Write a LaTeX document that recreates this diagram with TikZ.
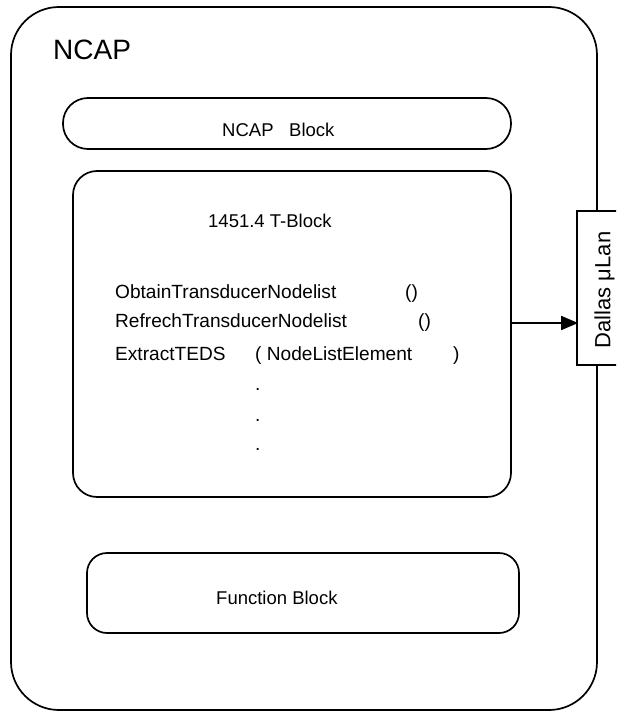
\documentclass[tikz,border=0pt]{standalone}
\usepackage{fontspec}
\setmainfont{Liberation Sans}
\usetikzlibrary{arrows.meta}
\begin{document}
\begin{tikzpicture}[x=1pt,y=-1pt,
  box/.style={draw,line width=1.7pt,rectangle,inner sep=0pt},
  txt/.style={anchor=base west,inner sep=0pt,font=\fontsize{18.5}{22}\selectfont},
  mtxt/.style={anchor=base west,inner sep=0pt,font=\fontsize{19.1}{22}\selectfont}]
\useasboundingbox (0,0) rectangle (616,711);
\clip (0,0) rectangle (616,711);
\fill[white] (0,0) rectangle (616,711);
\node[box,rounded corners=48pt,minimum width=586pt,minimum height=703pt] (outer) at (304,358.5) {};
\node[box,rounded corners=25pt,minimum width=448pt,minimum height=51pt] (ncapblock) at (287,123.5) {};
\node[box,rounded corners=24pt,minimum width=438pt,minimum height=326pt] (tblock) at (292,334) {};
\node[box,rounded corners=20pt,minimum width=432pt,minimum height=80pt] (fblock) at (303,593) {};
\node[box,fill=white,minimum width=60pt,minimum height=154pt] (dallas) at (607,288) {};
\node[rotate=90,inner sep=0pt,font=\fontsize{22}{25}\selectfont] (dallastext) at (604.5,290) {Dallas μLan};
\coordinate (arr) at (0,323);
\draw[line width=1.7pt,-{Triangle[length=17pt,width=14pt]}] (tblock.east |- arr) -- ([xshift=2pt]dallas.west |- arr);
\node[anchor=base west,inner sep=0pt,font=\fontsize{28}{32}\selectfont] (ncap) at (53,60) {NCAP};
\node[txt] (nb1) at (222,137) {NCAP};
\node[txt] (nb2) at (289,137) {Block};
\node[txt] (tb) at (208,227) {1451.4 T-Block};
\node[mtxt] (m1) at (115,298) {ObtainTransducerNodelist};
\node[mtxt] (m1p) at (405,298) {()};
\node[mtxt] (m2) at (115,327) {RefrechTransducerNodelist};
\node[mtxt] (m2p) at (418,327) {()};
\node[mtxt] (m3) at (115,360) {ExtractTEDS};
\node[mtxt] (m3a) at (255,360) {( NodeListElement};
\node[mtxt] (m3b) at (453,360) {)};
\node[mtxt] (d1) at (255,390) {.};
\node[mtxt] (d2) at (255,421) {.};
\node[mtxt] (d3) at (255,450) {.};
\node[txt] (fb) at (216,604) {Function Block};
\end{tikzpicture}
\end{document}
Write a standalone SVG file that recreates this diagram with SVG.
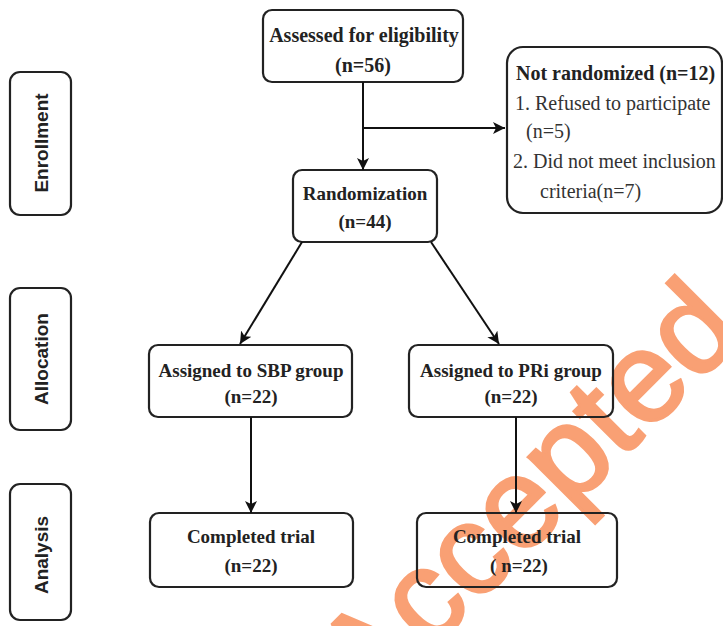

____________________

Leave the pictures out and reproduce each record exactly as written.

> _Task result_:
Write a LaTeX document that recreates this diagram with TikZ.
\documentclass[tikz,border=0pt]{standalone}
\usepackage{fontspec}
\setmainfont{Liberation Sans}
\usetikzlibrary{arrows.meta}
\begin{document}
\begin{tikzpicture}[x=1pt,y=-1pt,
  box/.style={draw,line width=1.7pt,rectangle,inner sep=0pt},
  txt/.style={anchor=base west,inner sep=0pt,font=\fontsize{18.5}{22}\selectfont},
  mtxt/.style={anchor=base west,inner sep=0pt,font=\fontsize{19.1}{22}\selectfont}]
\useasboundingbox (0,0) rectangle (616,711);
\clip (0,0) rectangle (616,711);
\fill[white] (0,0) rectangle (616,711);
\node[box,rounded corners=48pt,minimum width=586pt,minimum height=703pt] (outer) at (304,358.5) {};
\node[box,rounded corners=25pt,minimum width=448pt,minimum height=51pt] (ncapblock) at (287,123.5) {};
\node[box,rounded corners=24pt,minimum width=438pt,minimum height=326pt] (tblock) at (292,334) {};
\node[box,rounded corners=20pt,minimum width=432pt,minimum height=80pt] (fblock) at (303,593) {};
\node[box,fill=white,minimum width=60pt,minimum height=154pt] (dallas) at (607,288) {};
\node[rotate=90,inner sep=0pt,font=\fontsize{22}{25}\selectfont] (dallastext) at (604.5,290) {Dallas μLan};
\coordinate (arr) at (0,323);
\draw[line width=1.7pt,-{Triangle[length=17pt,width=14pt]}] (tblock.east |- arr) -- ([xshift=2pt]dallas.west |- arr);
\node[anchor=base west,inner sep=0pt,font=\fontsize{28}{32}\selectfont] (ncap) at (53,60) {NCAP};
\node[txt] (nb1) at (222,137) {NCAP};
\node[txt] (nb2) at (289,137) {Block};
\node[txt] (tb) at (208,227) {1451.4 T-Block};
\node[mtxt] (m1) at (115,298) {ObtainTransducerNodelist};
\node[mtxt] (m1p) at (405,298) {()};
\node[mtxt] (m2) at (115,327) {RefrechTransducerNodelist};
\node[mtxt] (m2p) at (418,327) {()};
\node[mtxt] (m3) at (115,360) {ExtractTEDS};
\node[mtxt] (m3a) at (255,360) {( NodeListElement};
\node[mtxt] (m3b) at (453,360) {)};
\node[mtxt] (d1) at (255,390) {.};
\node[mtxt] (d2) at (255,421) {.};
\node[mtxt] (d3) at (255,450) {.};
\node[txt] (fb) at (216,604) {Function Block};
\end{tikzpicture}
\end{document}
Write a standalone SVG file that recreates this diagram with SVG.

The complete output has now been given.